Claro. O fato de Milgazia saber o caminho para a Bíblia Claire era um sinal de que o próprio já a havia visitado diversas vezes. Ele usara seu conhecimento sobrenatural para pesquisar armamentos eficazes contra mazokus. Se estava se baseando na Bíblia Claire, então era natural que tivesse chegado à mesma solução que quem quer que estivesse criando seus manuscritos: Zanaffar.

“Nesse caso... Por que não resistiu quando Xellos apareceu conosco?”

“As armas estão sendo feitas na vila dos elfos. Teria sido suicídio enfrentá-lo despreparado.”

“E-Entendo. Isso explicaria tudo. Porém espere...” voltei meu olhar para Memphys mais uma vez. “Então aquilo não vai comê-la e fazê-la enlouquecer, certo?” perguntei, um pouco sem jeito.

A elfa apenas me encarou com desdém.

“Que absurdo. Claro que não! Ah, contudo suponho que humanos com suas insignificantes habilidades mágicas não seriam capazes de controlar a Zenafa da forma adequada. Ou talvez aquela que se descontrolou no mundo humano tenha sido resultado de você não ter compreendido toda a sabedoria da Bíblia Claire e ter criado uma versão defeituosa usando técnicas inferiores, hmm?”

“Então... Não há com o que se preocupar? Não está sendo secretamente controlada? Sua personalidade horrível não é resultado da armadura?”

“Acho essa última pergunta bastante ofensiva, no entanto posso garantir que não há com o que se preocupar. É claro que a armadura foi projetada para um elfo, então não espere que a empreste a vocês, humanos. Além do mais, não gostaria que minha Zenafa fosse infectada pela sua personalidade horrível!”

“Ohhh... Olha só você, roubando meus insultos.”

“Dificilmente. Estou apenas aplicando-as onde melhor se encaixam. Hehehe...”

“Hehehe...”

“Outro duelo de olhares...” Luke sussurrou, parecendo exausto.

Lembrei-me de que toda aquela conversa sobre a Bíblia Claire estava além da compreensão dele e de Mileena, e, a julgar pela falta de perguntas, eles já haviam aceitado isso. Ou talvez vissem isto como uma daquelas situações em que ‘a ignorância é uma bênção’.

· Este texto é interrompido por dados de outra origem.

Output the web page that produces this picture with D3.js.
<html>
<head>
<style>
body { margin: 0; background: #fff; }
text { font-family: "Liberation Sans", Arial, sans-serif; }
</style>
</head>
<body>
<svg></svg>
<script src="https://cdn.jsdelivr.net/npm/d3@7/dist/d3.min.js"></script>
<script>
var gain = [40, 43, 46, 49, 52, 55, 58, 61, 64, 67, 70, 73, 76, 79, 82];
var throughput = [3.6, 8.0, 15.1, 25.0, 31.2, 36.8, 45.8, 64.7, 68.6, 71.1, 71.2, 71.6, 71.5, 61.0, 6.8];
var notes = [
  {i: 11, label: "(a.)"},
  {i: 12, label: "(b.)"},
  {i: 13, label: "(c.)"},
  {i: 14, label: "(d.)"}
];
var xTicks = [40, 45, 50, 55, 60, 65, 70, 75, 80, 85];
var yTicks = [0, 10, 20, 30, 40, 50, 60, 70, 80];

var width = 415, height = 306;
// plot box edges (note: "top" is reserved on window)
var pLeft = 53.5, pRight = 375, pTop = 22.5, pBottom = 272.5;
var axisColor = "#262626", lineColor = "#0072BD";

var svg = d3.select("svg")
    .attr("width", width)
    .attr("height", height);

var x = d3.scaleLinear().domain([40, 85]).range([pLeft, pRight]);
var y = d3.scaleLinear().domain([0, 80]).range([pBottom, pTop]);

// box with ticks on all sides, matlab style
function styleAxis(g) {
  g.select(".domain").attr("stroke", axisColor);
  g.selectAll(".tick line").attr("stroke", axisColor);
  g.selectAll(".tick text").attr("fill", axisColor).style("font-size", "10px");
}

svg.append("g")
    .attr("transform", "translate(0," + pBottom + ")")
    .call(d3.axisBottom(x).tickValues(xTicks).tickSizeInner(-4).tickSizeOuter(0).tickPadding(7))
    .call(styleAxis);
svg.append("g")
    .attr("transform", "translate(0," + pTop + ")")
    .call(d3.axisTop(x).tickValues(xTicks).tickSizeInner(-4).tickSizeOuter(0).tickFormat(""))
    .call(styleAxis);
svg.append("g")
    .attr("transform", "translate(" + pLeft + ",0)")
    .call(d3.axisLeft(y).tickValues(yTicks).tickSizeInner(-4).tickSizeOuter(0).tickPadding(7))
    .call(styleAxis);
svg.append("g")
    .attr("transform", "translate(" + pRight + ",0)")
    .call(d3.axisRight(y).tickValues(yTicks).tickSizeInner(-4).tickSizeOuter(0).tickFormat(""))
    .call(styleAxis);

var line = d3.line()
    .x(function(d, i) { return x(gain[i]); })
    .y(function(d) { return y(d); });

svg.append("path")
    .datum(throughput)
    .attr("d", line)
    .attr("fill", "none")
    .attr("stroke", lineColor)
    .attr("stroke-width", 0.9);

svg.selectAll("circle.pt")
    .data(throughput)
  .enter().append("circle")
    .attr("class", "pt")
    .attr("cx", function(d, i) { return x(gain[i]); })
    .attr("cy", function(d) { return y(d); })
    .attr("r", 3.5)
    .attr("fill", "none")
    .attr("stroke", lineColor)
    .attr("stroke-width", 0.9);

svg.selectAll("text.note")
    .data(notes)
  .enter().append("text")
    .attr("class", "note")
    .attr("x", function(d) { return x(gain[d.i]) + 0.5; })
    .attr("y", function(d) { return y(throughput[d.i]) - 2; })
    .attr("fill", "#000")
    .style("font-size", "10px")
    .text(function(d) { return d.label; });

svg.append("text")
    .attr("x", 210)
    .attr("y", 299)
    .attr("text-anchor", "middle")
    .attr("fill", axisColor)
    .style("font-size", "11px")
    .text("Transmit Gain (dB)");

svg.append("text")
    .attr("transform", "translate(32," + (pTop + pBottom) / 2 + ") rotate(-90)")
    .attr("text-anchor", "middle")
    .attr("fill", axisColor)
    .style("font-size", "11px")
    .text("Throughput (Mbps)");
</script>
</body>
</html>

Mas, quando Memphys estava prestes a falar mais um pouco...

“É você!” veio uma voz familiar a uma curta distância.

“Hã?” olhei em volta e vi um homem vindo em nossa direção. Parecia tão familiar quanto a voz. “Você é...”

“Graças a Deus... Procurei por toda parte!”

“Guardião do Portão nº 1!” ​​gritei.

E com isso, o guarda do portão que encontramos na cidade de Gyria... É, tudo bem, ainda não conseguia me lembrar do seu nome... Caiu de cara no chão ali mesmo.